Clinton will warn the Tories about their European isolationism

Alex Smith

ClintonBy Alex Smith / @alexsmith1982

William Hague is due to meet Hillary Clinton in Washington today and will be warned by the US Secretary of State that the Tories’ alliances in Europe could undermine a Conservative government’s ability to influence events in the European Union.

It’s interesting that Clinton should feel the need to do this, but it’s not surprising. In the US, Britain is seen as a key bridge between Washington and Brussels, and the fear is that a Tory government’s isolation from the mainstream in Europe would have repurcussions for America’s relations with Europe and President Obama’s internationalist belief that only a co-ordinated response can solve global problems like the financial crisis and climate change.

George Schwab, president of the New York-based National Committee on American Foreign Policy and a Holocaust survivor from Latvia said of the Tory alliance:

“I think Churchill would turn in his grave. It is an insult to the tradition of this great party.”

Meanwhile, one of the most influential voices in the Jewish-American community, Abraham, said America had the “right to raise moral questions”, because the new European Conservatives and Reformists group “legitimises extremism, bigotry, Holocaust denial and Holocaust revisionism”.

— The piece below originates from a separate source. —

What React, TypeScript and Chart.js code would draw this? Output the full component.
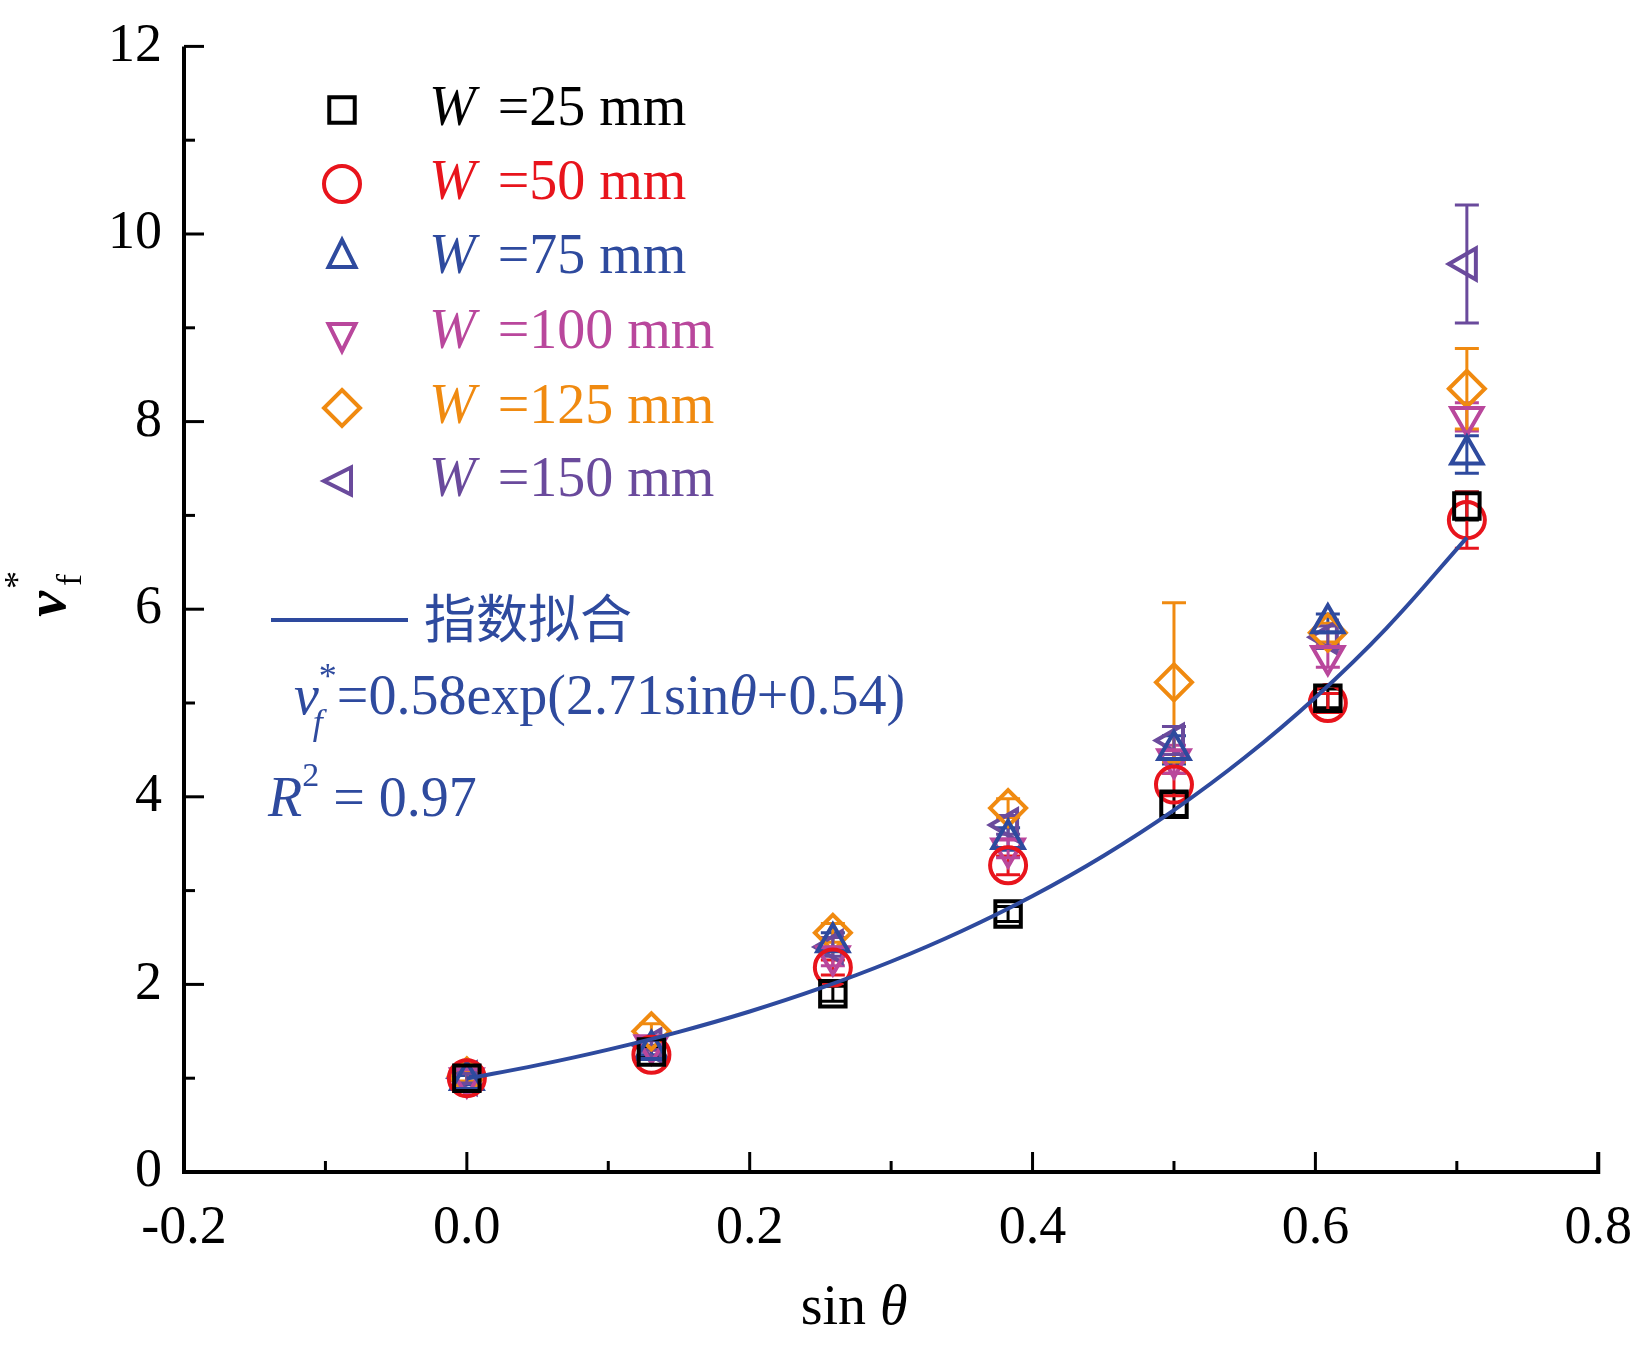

In his Guardian column today, Jonathan Freedland is reassured that the US is willing to take this hard line with the Tories. He says:

“We have heard Kaminski first deny, and then admit, that he wore an infamous fascist and antisemitic symbol. We have heard him explain that Poles should apologise for the horrific 1941 pogrom at Jedwabne only once the Jews have apologised for all that they inflicted on the Poles. We know that he began his political journey in a neo-Nazi organisation.”

But, he asks:

“We know all this, yet where is the outrage? Where is the revulsion at David Cameron becoming partners with men who cheer those who fought for Hitler and against Churchill? The Guardian, the Observer, the New Statesman and now the Jewish Chronicle have been shining a light in this dark corner, but from the rest of the media there has been little more than silence.”

With Clinton’s intervention today, as well as that of other American leaders, perhaps the Tories will abandon their indignance at the fair and just scrutiny of their new group and what it could mean for British relations in future.